Currier & Ives "The Progress of the Century" (1876)

Currier & Ives "The Progress of the Century" (1876)

July 13-14, 2016, John F. Kennedy Institute, Freie Universität Berlin

Session organizers: Martin Lüthe / Alexander Starre

The two-day workshop “American Media/Knowledge at the Turn of the 20th Century” aims to initiate conversations between cultural, literary, and media scholars currently working on projects that address technological and epistemological shifts in U.S. culture. Presentations will focus on the cultural configurations of “discourse network 1900” in North America, as well as on theoretical and methodological issues. Building on Michel Foucault’s claim that “power and knowledge directly imply one another”, we wish to inquire to what extent the same holds true for the interrelation between media and knowledge. In how far did media ecological shifts and changing epistemic practices mutually influence each other within turn-of-the-century American culture? What kinds of traces did technological innovations and new methods of communication leave in literary and artistic works of the period? How did professionalism and managerial capitalism multiply the forms and technologies of communication while fostering an increasingly compartmentalized system of specialized knowledge? By engaging these concerns, we set out to enhance our understanding of the complex histories behind contemporary (self-)descriptions of “media cultures” and “knowledge societies.”

Schedule

Wednesday

L115, Seminarzentrum

13-14h: Registration, Coffee and Snacks

14:00-14:15h: Introduction

14:15-15:15h: Sebastian M. Herrmann (Leipzig): “Reading With an Index: Power's 'Diagram and Statistical Record' and the Emerging Data Imaginary"

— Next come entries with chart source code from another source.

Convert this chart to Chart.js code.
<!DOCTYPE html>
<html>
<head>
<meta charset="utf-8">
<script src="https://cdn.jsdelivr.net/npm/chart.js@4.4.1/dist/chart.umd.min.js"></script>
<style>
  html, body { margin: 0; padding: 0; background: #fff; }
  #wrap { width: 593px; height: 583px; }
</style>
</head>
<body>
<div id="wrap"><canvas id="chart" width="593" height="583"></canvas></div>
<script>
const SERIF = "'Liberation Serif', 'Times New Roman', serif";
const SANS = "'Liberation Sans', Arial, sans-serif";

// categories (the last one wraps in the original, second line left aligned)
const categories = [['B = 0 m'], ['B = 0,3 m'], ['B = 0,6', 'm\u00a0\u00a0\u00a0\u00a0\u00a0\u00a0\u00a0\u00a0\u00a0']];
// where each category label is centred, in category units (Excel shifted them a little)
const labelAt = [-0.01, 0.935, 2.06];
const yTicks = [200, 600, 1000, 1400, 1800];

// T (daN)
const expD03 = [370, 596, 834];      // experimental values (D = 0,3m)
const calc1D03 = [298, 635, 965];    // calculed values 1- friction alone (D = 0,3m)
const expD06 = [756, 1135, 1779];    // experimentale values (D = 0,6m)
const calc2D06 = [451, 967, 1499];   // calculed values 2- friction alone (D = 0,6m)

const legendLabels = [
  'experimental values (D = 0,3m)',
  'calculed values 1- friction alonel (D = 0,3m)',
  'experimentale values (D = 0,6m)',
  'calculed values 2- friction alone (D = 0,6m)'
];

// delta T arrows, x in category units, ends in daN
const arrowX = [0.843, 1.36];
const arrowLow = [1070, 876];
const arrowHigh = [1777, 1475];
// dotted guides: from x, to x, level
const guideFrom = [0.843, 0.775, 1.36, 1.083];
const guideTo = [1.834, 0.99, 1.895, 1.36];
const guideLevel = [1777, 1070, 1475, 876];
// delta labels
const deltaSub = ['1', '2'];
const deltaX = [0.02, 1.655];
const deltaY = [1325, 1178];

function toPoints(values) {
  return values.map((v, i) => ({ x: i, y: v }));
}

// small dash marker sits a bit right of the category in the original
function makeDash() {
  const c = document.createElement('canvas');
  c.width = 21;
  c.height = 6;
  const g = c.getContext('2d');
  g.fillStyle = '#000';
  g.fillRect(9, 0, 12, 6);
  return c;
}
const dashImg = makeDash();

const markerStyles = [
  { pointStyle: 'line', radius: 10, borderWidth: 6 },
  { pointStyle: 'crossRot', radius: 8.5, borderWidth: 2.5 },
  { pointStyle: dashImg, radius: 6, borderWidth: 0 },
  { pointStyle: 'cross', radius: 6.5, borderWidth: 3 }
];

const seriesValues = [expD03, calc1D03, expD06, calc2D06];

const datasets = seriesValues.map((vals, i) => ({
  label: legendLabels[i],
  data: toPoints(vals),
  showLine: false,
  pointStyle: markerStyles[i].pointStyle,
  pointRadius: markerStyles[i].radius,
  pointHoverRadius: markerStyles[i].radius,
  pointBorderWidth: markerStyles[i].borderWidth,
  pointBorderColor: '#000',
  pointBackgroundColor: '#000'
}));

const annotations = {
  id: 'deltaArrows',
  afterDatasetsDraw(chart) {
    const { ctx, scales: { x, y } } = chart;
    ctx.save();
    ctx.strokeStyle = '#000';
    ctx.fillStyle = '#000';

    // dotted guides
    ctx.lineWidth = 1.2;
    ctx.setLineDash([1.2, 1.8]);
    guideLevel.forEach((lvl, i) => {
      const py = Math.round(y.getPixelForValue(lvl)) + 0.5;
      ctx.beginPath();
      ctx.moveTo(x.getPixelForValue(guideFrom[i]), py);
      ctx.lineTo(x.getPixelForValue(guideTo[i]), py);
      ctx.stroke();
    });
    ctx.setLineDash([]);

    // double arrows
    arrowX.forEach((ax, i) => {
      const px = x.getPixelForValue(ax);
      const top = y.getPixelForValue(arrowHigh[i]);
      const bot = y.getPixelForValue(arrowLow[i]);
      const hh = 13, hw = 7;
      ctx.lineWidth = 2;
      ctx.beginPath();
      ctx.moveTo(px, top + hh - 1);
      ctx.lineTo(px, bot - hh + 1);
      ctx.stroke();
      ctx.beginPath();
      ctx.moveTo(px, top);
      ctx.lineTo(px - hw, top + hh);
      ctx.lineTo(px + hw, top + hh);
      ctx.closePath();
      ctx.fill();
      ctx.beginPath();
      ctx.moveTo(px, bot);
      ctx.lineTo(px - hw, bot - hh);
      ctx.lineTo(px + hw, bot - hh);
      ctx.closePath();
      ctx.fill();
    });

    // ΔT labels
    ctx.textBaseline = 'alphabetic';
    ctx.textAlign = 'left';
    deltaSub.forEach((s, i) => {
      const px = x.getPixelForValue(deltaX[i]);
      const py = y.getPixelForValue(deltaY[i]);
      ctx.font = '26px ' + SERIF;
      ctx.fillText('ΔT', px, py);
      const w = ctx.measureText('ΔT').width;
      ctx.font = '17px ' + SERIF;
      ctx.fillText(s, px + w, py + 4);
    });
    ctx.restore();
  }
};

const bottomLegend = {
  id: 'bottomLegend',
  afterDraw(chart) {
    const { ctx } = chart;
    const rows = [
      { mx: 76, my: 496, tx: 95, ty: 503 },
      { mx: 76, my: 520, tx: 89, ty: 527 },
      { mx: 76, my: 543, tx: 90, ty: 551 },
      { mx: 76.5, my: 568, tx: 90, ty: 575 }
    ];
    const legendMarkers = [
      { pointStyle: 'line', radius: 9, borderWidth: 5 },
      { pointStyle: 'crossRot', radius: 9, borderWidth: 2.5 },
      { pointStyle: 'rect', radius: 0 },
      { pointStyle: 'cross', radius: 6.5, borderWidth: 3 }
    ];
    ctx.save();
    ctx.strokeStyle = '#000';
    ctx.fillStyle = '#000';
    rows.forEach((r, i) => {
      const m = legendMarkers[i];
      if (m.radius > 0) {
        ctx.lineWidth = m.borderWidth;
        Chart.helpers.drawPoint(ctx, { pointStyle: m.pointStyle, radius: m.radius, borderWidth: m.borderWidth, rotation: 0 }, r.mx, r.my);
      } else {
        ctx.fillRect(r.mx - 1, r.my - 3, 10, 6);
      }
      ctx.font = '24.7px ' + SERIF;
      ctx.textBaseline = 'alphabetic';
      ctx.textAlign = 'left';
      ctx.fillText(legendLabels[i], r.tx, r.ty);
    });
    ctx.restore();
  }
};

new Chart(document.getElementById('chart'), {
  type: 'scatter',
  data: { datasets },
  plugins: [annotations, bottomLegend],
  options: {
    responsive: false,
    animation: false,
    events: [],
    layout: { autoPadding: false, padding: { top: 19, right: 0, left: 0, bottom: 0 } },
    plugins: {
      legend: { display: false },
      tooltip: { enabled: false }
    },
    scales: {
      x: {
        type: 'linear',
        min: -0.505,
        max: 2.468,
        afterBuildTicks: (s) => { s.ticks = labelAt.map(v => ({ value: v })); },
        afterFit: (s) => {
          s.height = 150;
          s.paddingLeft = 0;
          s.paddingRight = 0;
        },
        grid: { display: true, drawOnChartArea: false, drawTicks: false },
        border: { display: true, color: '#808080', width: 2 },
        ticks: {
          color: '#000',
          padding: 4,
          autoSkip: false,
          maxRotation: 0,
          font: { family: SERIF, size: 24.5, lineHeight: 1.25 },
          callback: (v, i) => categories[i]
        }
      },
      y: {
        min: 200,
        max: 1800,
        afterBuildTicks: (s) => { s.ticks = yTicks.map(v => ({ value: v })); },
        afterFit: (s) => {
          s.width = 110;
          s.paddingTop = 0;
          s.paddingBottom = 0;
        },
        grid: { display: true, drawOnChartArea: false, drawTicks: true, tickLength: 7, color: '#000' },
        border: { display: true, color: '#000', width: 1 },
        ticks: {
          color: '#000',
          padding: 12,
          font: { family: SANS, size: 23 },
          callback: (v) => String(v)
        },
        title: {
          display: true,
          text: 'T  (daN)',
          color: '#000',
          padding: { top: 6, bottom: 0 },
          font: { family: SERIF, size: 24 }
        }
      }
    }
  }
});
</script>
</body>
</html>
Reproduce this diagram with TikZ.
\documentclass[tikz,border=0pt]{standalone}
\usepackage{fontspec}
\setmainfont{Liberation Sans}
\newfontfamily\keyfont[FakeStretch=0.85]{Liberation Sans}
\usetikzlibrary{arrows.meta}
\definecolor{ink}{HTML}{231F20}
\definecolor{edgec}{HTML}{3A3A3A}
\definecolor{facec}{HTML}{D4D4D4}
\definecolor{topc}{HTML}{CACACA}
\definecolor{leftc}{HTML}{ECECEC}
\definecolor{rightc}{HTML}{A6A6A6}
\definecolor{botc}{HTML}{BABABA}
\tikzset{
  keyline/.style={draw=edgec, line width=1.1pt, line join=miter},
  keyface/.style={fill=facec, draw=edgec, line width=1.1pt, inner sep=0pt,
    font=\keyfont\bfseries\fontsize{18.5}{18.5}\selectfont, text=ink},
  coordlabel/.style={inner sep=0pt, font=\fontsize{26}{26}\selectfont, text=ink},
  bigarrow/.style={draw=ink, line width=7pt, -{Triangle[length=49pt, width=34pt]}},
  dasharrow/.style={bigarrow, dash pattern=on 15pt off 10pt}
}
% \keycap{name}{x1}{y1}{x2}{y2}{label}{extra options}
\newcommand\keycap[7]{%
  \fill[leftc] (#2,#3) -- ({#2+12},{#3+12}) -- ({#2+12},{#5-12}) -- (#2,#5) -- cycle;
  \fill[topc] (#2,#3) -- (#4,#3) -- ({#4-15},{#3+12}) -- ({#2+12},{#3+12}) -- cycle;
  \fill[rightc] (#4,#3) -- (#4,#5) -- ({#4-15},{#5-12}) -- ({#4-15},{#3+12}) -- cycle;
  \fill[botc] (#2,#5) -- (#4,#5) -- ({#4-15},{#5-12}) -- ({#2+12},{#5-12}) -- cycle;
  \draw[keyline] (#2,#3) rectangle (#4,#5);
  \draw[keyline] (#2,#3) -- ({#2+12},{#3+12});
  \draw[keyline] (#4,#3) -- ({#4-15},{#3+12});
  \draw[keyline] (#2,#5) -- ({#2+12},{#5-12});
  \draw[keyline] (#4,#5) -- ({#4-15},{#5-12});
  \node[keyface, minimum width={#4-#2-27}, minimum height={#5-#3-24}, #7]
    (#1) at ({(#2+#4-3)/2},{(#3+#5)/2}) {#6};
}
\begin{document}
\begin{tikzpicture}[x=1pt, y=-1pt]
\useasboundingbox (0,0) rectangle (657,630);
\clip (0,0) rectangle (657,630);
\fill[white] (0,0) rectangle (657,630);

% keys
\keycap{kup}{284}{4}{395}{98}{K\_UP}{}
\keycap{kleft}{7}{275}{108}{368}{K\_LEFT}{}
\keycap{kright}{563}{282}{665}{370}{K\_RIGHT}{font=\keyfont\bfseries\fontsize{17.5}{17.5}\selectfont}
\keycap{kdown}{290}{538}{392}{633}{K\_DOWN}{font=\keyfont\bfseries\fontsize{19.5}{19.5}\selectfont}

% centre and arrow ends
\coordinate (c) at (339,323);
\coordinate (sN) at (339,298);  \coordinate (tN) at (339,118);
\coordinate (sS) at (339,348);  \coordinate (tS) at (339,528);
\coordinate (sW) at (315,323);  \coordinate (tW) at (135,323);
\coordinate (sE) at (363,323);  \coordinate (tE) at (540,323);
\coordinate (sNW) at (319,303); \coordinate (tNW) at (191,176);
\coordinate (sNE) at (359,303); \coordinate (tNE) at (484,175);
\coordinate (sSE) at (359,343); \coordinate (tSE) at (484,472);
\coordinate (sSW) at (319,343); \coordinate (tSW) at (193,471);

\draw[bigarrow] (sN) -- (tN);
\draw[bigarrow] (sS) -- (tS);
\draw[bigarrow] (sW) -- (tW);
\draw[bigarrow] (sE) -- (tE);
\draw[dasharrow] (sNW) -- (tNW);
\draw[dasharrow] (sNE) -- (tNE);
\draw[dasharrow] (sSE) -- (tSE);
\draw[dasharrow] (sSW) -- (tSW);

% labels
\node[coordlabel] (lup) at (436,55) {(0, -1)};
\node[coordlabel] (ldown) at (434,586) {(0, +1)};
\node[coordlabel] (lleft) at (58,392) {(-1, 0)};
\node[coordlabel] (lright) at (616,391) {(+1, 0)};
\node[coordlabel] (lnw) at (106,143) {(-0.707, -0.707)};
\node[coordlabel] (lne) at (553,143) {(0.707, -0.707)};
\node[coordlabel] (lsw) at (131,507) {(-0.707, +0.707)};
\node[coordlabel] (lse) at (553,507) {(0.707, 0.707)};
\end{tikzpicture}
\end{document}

15:15-16:15h: Alexander Starre (JFKI): “The Elements of Epistemic Style: Research Universities, Public Libraries, and the Emerging Literary Professional”

16:15-17:00h: Coffee Break

17:00-18:00h: John Durham Peters (Iowa): “The Rise of the Culture of Happy Summary: Changing Strategies of Presentation in American Museums, c. 1880-1930”

18:15-20:00h: Research colloquium (Room 201, JFKI) - Winfried Fluck: "Narratives About America: Changing Images of America in American Studies"

20h: Dinner (Alter Krug)

Thursday

Room 340, JFK Institute

10:00-11:00h: Ilka Brasch (Hannover): “Presentational Storytelling and Cinematic Literacy in Film Serials of the Silent and Sound Eras”

11:00-12:00h: Mark Goble (Berkeley): “The Birth of Cinema, in Slow Motion”

12:00-13:00h: Lunch

13:00-14:00h: Martin Lüthe (JFKI): “Wire Writings: The Telephonic Conversation in the Culture of the Progressive Era”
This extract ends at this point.